Swiss coach crash: Belgium observes minute’s silence

“I came to remember the children and to pray for the parents,” said
Cristal Timmermans, a Lommel resident. “It is bad, black day. We are a small
community and everyone knows someone or has a friend who was in the
accident.”

A cluster of children and teachers filed silently out of the playground to add
their contributions to the ever-growing bank of bouquets, soft toys and
messages piled along the outside of the school fence.

One read carried the words “ik mis je Joren” over a big heart, in memory of
one of the 12-year-old victims.

A large group of children from another school in the Flemish-speaking town
near the Dutch border each lay a single white rose, some sobbing heavily and
clinging to their teachers.

At 12pm, the school bell rang and younger children spilled happily out of the
gates to be collected by the parents for lunch. For a moment it was possible
to imagine it was just another day at school.

Across Belgium,
the Netherlands and Valais flags were flown at half mast to mark the day of
mourning. Drivers of buses, metros and trains in Belgium were asked to
switch off their engines as a mark of respect.

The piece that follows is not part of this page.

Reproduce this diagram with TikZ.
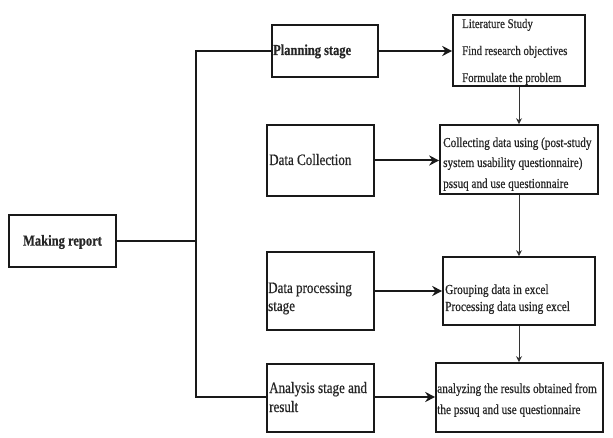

Memorials blanketed with flowers mirrored the site of the crash, a tunnel in
the Swiss canton of Valais, where grieving parents had laid flowers as many
still awaited news of their children.

Eight children who survived the accident were flown back to Belgium in a
military aircraft earlier today, landing at the Melsbroek military airport
near Brussels where their loved ones waited.

The cause of the tragedy is still being determined. It is believed that the
bus clipped a curb before veering to the right and slamming into the wall of
an emergency lay-by within the tunnel.

An autopsy on the bus’s drivers, Paul van de Velde, 52, and Geert Michiels,
35, who both worked for Belgian bus company Top Tours, found that neither of
them were drunk nor were they ill at the time of the crash.

On Thursday, reports surfaced that the driver had attempted to play a DVD on
the onboard entertainment system shortly before the collision, suggesting a “moment
of distraction” may have been to blame.

However, both the Swiss police and Top Tours have refuted these claims, and
the investigation into how such a devastating event could happen continues.